Serial production. Can be had preintegrated into in a fully reusable stage,
even...
-george
Sent from my iPhone
On Feb 4, 2018, at 3:22 PM, Henry Spencer <hspencer@xxxxxxxxxxxxx> wrote:
On Sun, 4 Feb 2018, John Stoffel wrote:
LOX/Kero boosters I'm pretty sure we're thought of, but did they have
the thrust/weight ratio to really work well?
There's no question that it can be done -- note that Energia/Buran, the
Soviet shuttle equivalent, used LOX/kerosene boosters -- but there's a
problem in that the US doesn't currently have any big LOX/kerosene engines on
hand. The RS-27A (Delta II core) is the biggest that's been in US production
recently, and it's rather small for the job. The US production line for the
RD-180 never materialized. The F-1 tooling is long gone, and any attempt to
rebuild it could all too easily turn into another J-2X fiasco: it's tempting
to revise the design some for easier production, but that's a very slippery
slope. The BE-4 isn't yet flight-ready and has the minor disadvantage of
burning methane (which is a bit bulky, although not nearly as bad as LH2 in
that department).
I see so many current and even new designs using SRBs in varying counts that
they must just be considered the best solution to a tough problem, even with
the risks.
Technically they're not a good solution, given their ugly failure modes, but
they do have the advantage of being available off the shelf. And they have
established Congressional support, whereas nobody knows just which
Congressional districts a big new competitively-procured LOX/kerosene engine
would be built in.
Do you think they'll ever man-rate a system with solid boosters again?

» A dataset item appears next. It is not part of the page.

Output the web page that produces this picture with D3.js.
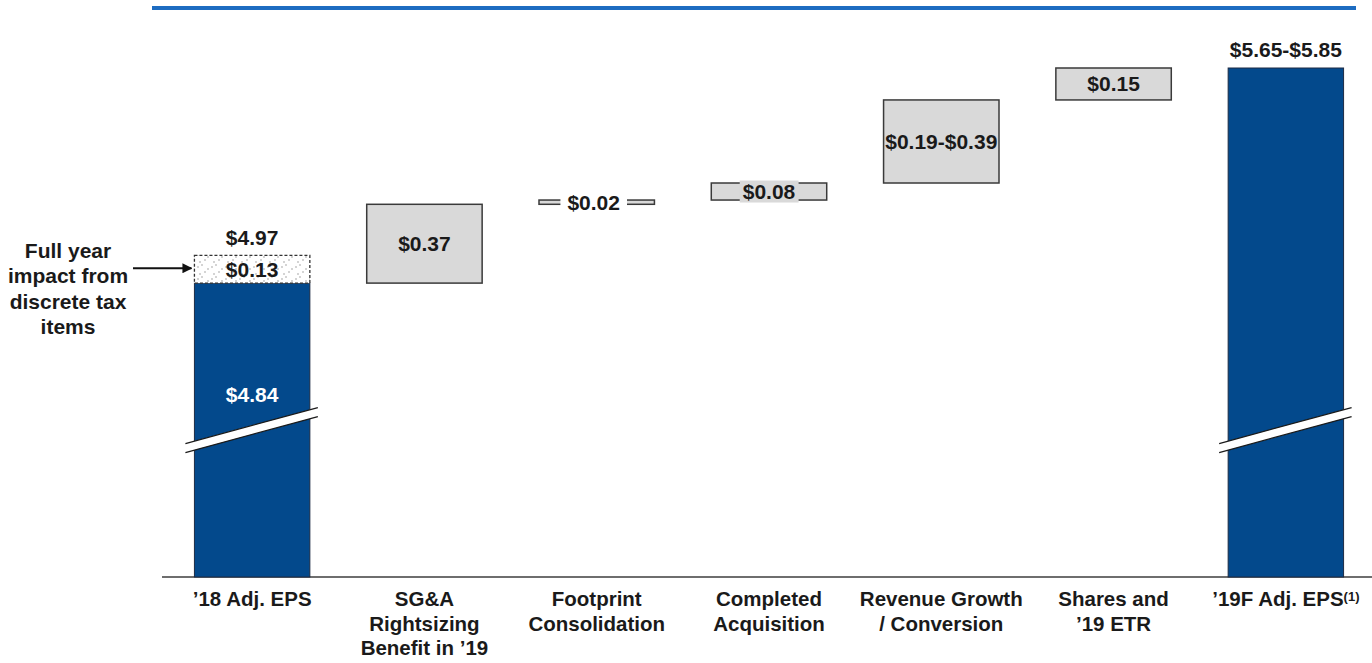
<!DOCTYPE html>
<html>
<head>
<meta charset="utf-8">
<script src="https://cdn.jsdelivr.net/npm/d3@7"></script>
<style>
  html, body { margin: 0; padding: 0; background: #fff; }
  svg { display: block; }
  text { font-family: "Liberation Sans", Arial, sans-serif; font-weight: bold; fill: #1a1a1a; }
</style>
</head>
<body>
<svg id="chart" width="1372" height="663"></svg>
<script>
// ---- data ----
const categories = ["c0", "c1", "c2", "c3", "c4", "c5", "c6"];
const categoryLines = [
  ["’18 Adj. EPS"],
  ["SG&A", "Rightsizing", "Benefit in ’19"],
  ["Footprint", "Consolidation"],
  ["Completed", "Acquisition"],
  ["Revenue Growth", "/ Conversion"],
  ["Shares and", "’19 ETR"],
  ["’19F Adj. EPS"]
];
const startEPS = 4.84;
const discreteTax = 0.13;
const stepValues = [0.37, 0.02, 0.08, 0.39, 0.15];   // drawn height of each step (revenue at its high end)
const stepLabels = ["$0.37", "$0.02", "$0.08", "$0.19-$0.39", "$0.15"];
const endEPS = 5.85;
const startLabel = "$4.84";
const taxLabel = "$0.13";
const startTotalLabel = "$4.97";
const endLabel = "$5.65-$5.85";
const annotationLines = ["Full year", "impact from", "discrete tax", "items"];
const axisFloor = 3.46;   // truncated (broken) axis floor
const breakLevel = 4.15;  // where the axis-break mark is drawn on the blue bars

// ---- setup ----
const svg = d3.select("#chart");
const W = 1372, H = 663;
const baseY = 577;
const y = d3.scaleLinear().domain([axisFloor, endEPS]).range([baseY, 68]);
const x = d3.scaleBand().domain(categories).range([166, 1372]).paddingInner(0.33).paddingOuter(0.165);
const bw = x.bandwidth();

const BLUE = "#03498c";
const GRAY = "#d9d9d9";
const EDGE = "#3a3a3a";
const VAL_FS = "21px";
const CAT_FS = "20.5px";

// defs: dotted pattern & arrow marker
const defs = svg.append("defs");
const pat = defs.append("pattern").attr("id", "dots").attr("patternUnits", "userSpaceOnUse")
  .attr("width", 14).attr("height", 12);
pat.append("rect").attr("width", 14).attr("height", 12).attr("fill", "#fff");
[[2,3],[9,8],[6,1],[12,5],[4,10]].forEach(([cx, cy]) =>
  pat.append("circle").attr("cx", cx).attr("cy", cy).attr("r", 0.7).attr("fill", "#888"));
defs.append("marker").attr("id", "arrow").attr("viewBox", "0 0 10 10")
  .attr("refX", 9).attr("refY", 5).attr("markerWidth", 10).attr("markerHeight", 10)
  .attr("markerUnits", "userSpaceOnUse").attr("orient", "auto")
  .append("path").attr("d", "M0,0 L10,5 L0,10 z").attr("fill", "#111");

// top rule
svg.append("line").attr("x1", 152).attr("x2", 1356).attr("y1", 8).attr("y2", 8)
  .attr("stroke", "#1d6cc1").attr("stroke-width", 4);

// axis baseline
svg.append("line").attr("x1", 162).attr("x2", W).attr("y1", baseY).attr("y2", baseY)
  .attr("stroke", "#6e6e6e").attr("stroke-width", 2);

// category labels
const lab = svg.append("g");
categories.forEach((c, i) => {
  const t = lab.append("text").attr("x", x(c) + bw / 2).attr("y", 606)
    .attr("text-anchor", "middle").style("font-size", CAT_FS);
  categoryLines[i].forEach((ln, j) => {
    t.append("tspan").attr("x", x(c) + bw / 2).attr("dy", j === 0 ? 0 : 24.5).text(ln);
  });
  if (i === 6) {
    t.append("tspan").attr("dy", -5).style("font-size", "13px").text("(1)");
  }
});

// ---- start bar ----
const c0 = categories[0];
svg.append("rect").attr("x", x(c0)).attr("width", bw)
  .attr("y", y(startEPS)).attr("height", baseY - y(startEPS))
  .attr("fill", BLUE).attr("stroke", "#1c2a44").attr("stroke-width", 1);
svg.append("rect").attr("x", x(c0)).attr("width", bw)
  .attr("y", y(startEPS + discreteTax)).attr("height", y(startEPS) - y(startEPS + discreteTax))
  .attr("fill", "url(#dots)").attr("stroke", "#333").attr("stroke-width", 1.3)
  .attr("stroke-dasharray", "3,2");
svg.append("text").attr("x", x(c0) + bw / 2).attr("y", (y(startEPS) + y(startEPS + discreteTax)) / 2 + 7.5)
  .attr("text-anchor", "middle").style("font-size", VAL_FS).text(taxLabel);
svg.append("text").attr("x", x(c0) + bw / 2).attr("y", y(startEPS + discreteTax) - 10)
  .attr("text-anchor", "middle").style("font-size", VAL_FS).text(startTotalLabel);
svg.append("text").attr("x", x(c0) + bw / 2).attr("y", 402)
  .attr("text-anchor", "middle").style("font-size", VAL_FS).style("fill", "#fff").text(startLabel);

// annotation
const ann = svg.append("text").attr("x", 68).attr("y", 258).attr("text-anchor", "middle").style("font-size", "21px");
annotationLines.forEach((ln, j) => ann.append("tspan").attr("x", 68).attr("dy", j === 0 ? 0 : 25.3).text(ln));
svg.append("line").attr("x1", 133).attr("x2", x(c0) - 3)
  .attr("y1", y(startEPS + discreteTax / 2) - 1).attr("y2", y(startEPS + discreteTax / 2) - 1)
  .attr("stroke", "#111").attr("stroke-width", 2).attr("marker-end", "url(#arrow)");

// ---- end bar ----
const c6 = categories[6];
svg.append("rect").attr("x", x(c6)).attr("width", bw)
  .attr("y", y(endEPS)).attr("height", baseY - y(endEPS))
  .attr("fill", BLUE).attr("stroke", "#1c2a44").attr("stroke-width", 1);
svg.append("text").attr("x", x(c6) + bw / 2).attr("y", y(endEPS) - 11)
  .attr("text-anchor", "middle").style("font-size", VAL_FS).text(endLabel);

// ---- break marks ----
[c0, c6].forEach(c => {
  const x0 = x(c) - 9, x1 = x(c) + bw + 8;
  const yc = y(breakLevel);
  const rise = 36, gap = 9;
  const yL = yc + rise / 2, yR = yc - rise / 2;
  svg.append("path")
    .attr("d", `M${x0},${yL - gap / 2} L${x1},${yR - gap / 2} L${x1},${yR + gap / 2} L${x0},${yL + gap / 2} Z`)
    .attr("fill", "#fff");
  [-gap / 2, gap / 2].forEach(o =>
    svg.append("line").attr("x1", x0).attr("y1", yL + o).attr("x2", x1).attr("y2", yR + o)
      .attr("stroke", "#1a1a1a").attr("stroke-width", 1.2));
});

// ---- floating steps ----
let cum = startEPS;
stepValues.forEach((v, i) => {
  const c = categories[i + 1];
  const lo = cum, hi = cum + v;
  cum = hi;
  const top = y(hi), bot = y(lo);
  const small = bot - top < 8;
  const cx = x(c) + bw / 2 - (small ? 3 : 0), cy = (top + bot) / 2;
  const g = svg.append("g");
  g.append("rect").attr("x", x(c)).attr("width", bw).attr("y", top).attr("height", Math.max(bot - top, 4))
    .attr("fill", GRAY).attr("stroke", EDGE).attr("stroke-width", 1.5);
  const t = g.append("text").attr("x", cx).attr("y", cy + 7.5).attr("text-anchor", "middle")
    .style("font-size", VAL_FS).text(stepLabels[i]);
  if (bot - top < 25) {
    const bb = t.node().getBBox();
    const pad = small ? 7 : 3;
    g.insert("rect", "text").attr("x", bb.x - pad).attr("width", bb.width + 2 * pad)
      .attr("y", cy - 11).attr("height", 22)
      .attr("fill", small ? "#fff" : GRAY);
  }
});
</script>
</body>
</html>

I
just can't see it happening, even if they're smaller ones that produce much
less of the total thrust at liftoff.
NASA man-rating today is a very political process. (Just look at the
differences between NPR 8705.2A -- the man-rating spec that was used to
reject launching Orion on the EELVs -- and NPR 8705.2B -- the "update" that
appeared when MSFC started trying to clear Ares I for manned launches.)
There is no realistic doubt that if SLS survives long enough to be ready for
a manned launch, it will be decreed to be man-rated.